Another example: One of the locally employed cleaners at our FOB has a truly magnificent set of prison tattoos from his time in Saddam's jails. He also has a vast assortment of whip, burn, and cut scars. One of the worst is on his arm; A guard handed him a knife, held a gun to his head, and told him to start cutting. All of his scars and tattoos were acquired before he was 17 years old. As a child, he spent 12 years in prison because his parents were accused of plotting against the ruling regime.

It's easy for us comfortable first-worlders to blame third-world civilians for the crimes of their governments. We've never had to face the sorts of choices that they've had to. In their position, most of you reading this would have done the same.

(no subject)

Date: 2005-07-11 08:28 pm (UTC)
larksdream: (Default)
From: [personal profile] larksdream
This is a mindset typical of 'self made' Americans

Yup. Unfortunately, people whose range of experience is fairly narrow tend to, well, lack perspective.

Unrelated

Date: 2005-07-11 10:42 pm (UTC)
From: (Anonymous)
Sorry this is unrelated, but I took this test and scored a 45... but I am DYING to know what you get:

http://www.bcaplan.com/cgi/purity.cgi

Cheers!

Goetzie!

Same old song

Date: 2005-07-12 12:08 am (UTC)
From: [identity profile] shadoutcarver.livejournal.com
Most americans lack the larger perspective. It is disapointing coming from an educated person. I hate to tell you though, a huge percentage of native born americans never did and never will have a clue. You get used to it.
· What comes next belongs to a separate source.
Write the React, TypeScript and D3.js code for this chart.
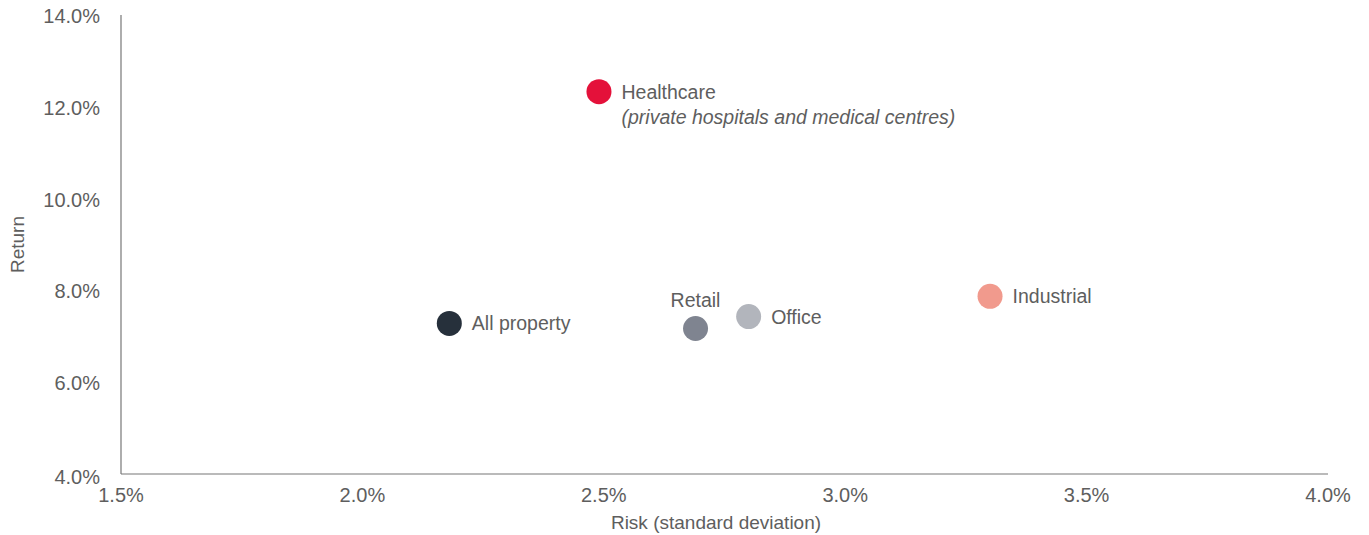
import React from "react";
import * as d3 from "d3";

const sectors = ["All property", "Healthcare", "Retail", "Office", "Industrial"];
const risk = [2.18, 2.49, 2.69, 2.80, 3.30];
const ret = [7.28, 12.33, 7.17, 7.43, 7.87];
const colors = ["#26303b", "#e4113a", "#7f8490", "#b2b5bc", "#f19a8d"];
const subLabels = ["", "(private hospitals and medical centres)", "", "", ""];
const labelPos = ["right", "right", "top", "right", "right"];
const xTicks = [1.5, 2.0, 2.5, 3.0, 3.5, 4.0];
const yTicks = [4, 6, 8, 10, 12, 14];

const W = 1369, H = 535;
const M = { left: 121, right: 41, top: 15, bottom: 61 };
const FONT = "'Liberation Sans', Arial, sans-serif";
const TXT = "#5e5e5e";

export default function App() {
  const x = d3.scaleLinear().domain([1.5, 4.0]).range([M.left, W - M.right]);
  const y = d3.scaleLinear().domain([4, 14]).range([H - M.bottom, M.top]);
  return (
    <svg width={W} height={H} style={{ position: "absolute", left: 0, top: 0, fontFamily: FONT }}>
      <rect width={W} height={H} fill="#fff" />
      <line x1={x(1.5)} x2={x(1.5)} y1={y(14)} y2={y(4)} stroke="#777" strokeWidth={1.2} />
      <line x1={x(1.5)} x2={x(4)} y1={y(4)} y2={y(4)} stroke="#777" strokeWidth={1.2} />
      {yTicks.map((t) => (
        <text key={"y" + t} x={x(1.5) - 21} y={y(t)} dy={t === 4 ? 10 : 8} textAnchor="end" fontSize={20} fill={TXT}>
          {t.toFixed(1) + "%"}
        </text>
      ))}
      {xTicks.map((t) => (
        <text key={"x" + t} x={x(t)} y={y(4) + 28} textAnchor="middle" fontSize={20} fill={TXT}>
          {t.toFixed(1) + "%"}
        </text>
      ))}
      <text x={716} y={H - 6} textAnchor="middle" fontSize={19} fill={TXT}>
        Risk (standard deviation)
      </text>
      <text transform={`translate(24,${(y(4) + y(14)) / 2}) rotate(-90)`} textAnchor="middle" fontSize={19} fill={TXT}>
        Return
      </text>
      {sectors.map((s, i) => {
        const cx = x(risk[i]);
        const cy = y(ret[i]);
        return (
          <g key={s}>
            <circle cx={cx} cy={cy} r={12.5} fill={colors[i]} />
            {labelPos[i] === "top" ? (
              <text x={cx} y={cy - 21} textAnchor="middle" fontSize={19.5} fill={TXT}>{s}</text>
            ) : (
              <text x={cx + 22.5} y={cy + 7} fontSize={19.5} fill={TXT}>{s}</text>
            )}
            {subLabels[i] && (
              <text x={cx + 22.5} y={cy + 32} fontSize={19.5} fontStyle="italic" fill={TXT}>{subLabels[i]}</text>
            )}
          </g>
        );
      })}
    </svg>
  );
}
The whole lack of compassion thing is new. At least I think its new, maybe I just didnt want to see it. I always thought of americans as generally empathetic. That sympathy seems to be vanishing. (or is it must me?)

Re: Same old song

Date: 2005-07-12 12:11 am (UTC)
From: [identity profile] shadoutcarver.livejournal.com
I meant JUST me.

oops

(no subject)

Date: 2005-07-14 06:14 pm (UTC)
From: (Anonymous)
Yes, people don't understand how much of who we are and the choices we make are based on our experiences, health, the choices and resources of the people around us. What would any of us do, if un- or undereducated, poorly fed, probably with untreated health problems, afraid, all of our energy going into survival for ourselves and our families? It happens in every country in the world, you know. Is it worth giving your life for an ideal if it means that you are imprisoned, maimed or killed (or in the west 'just' lose your job), so that your family is left without you or your contribution, and whatever else may happen? We can only do the best we can with what we have, and remember that here in the west we are 'on the shoulders of giants', much of the work has already been done for us. Many forget that 'we' didn't build our country, our ancestors did, and we are not more worthy for having been descended from them, just luckier. It is unfortunate that often intelligent, high-minded people are so out-of-touch with reality, even what goes on here in the US, much less elsewhere.